Wrote Carroll, “The pope is a big shot; he acts like a big shot; he is protected by lesser but still powerful big shots. This is power politics; this is about protecting the church. The victims of the abuse are secondary. Protect the institution.”

At the last minute Aaron Vargas is being offered a deal that will let him plea to voluntary manslaughter in McNeill's death. Vargas faces up to six years in prison if he accepts.

We can't ignore the fact that Aaron Vargas killed a man, whether it was intentional or not.

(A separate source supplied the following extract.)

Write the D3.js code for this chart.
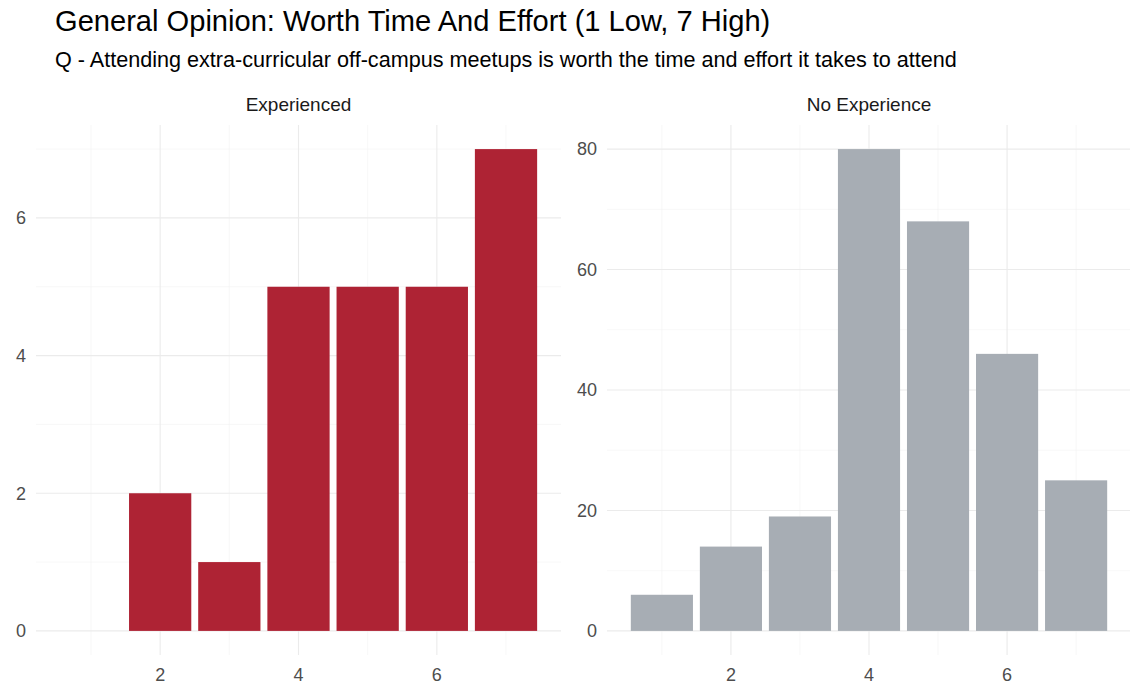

Had we listened earlier, however, to the voices of Aaron Vargas and the other victims this might not have happened. Why is that so difficult for the Vatican or any other authority figure to understand?


One Comment

  1. Trent Foster April 12, 2010

    Unfortunatly it is oh so difficult to undertsand!
    With power comes perversion, it may very well be that the stress of a dominate public figure, can convolute the mind in a way that shall deem itself useless, unless a person can humble them selves to understand that they are a public servant and not a tyrranicle despotic dictatore, when we believe in our own press, as to how wonderful we are, held to high esteem by the people closest around us, that is those that shall tell us what we want to here in a means to manipulate us for there own good, a connivance of sorts! “You are only smart when you tell me what I want to hear” This power becomes like a drug, and like with a drug we push the limits to see just how invincable we are,
    We speak of the Roman chatholics now but just yesterday it was the Republicans in bathroom stalls, or the Democrats in the oval office!
    Every public figure we see now has a tool to present world wide like Jessie James, or gripping a ball Colbey “O” brien! Even Quentin Kope the SF politician was with a 13 year old hooker!
    Sex sells in the auto industries, the music industries, and the personal lube and protection industries!
    We not a one of use is immune of this.
    Once we as a culture understands that to give freely of ourselves in a altruistic way, and to take the position of a trusted member of society to benefit the world and not our own ego, shall we see a world far less perverted by power!
    And as the voting public has see that we need to vote by the character and conduct and not the sex appeal of the canidates, example given Arnold the gropper!
    Shall we have a goverment ran by the qualified people, Now remember this shit runs down hill, if you have a Mayor that is a sexual deviant, chances are the Boy scout leader will be one as well, birds of a feather flock together, in this case the preditory birds of pray! All acting like the good samaritan next door! Only to serve there own hedonistic/sociopathic desires.
    And how can you tell the difference, actions speak louder than words!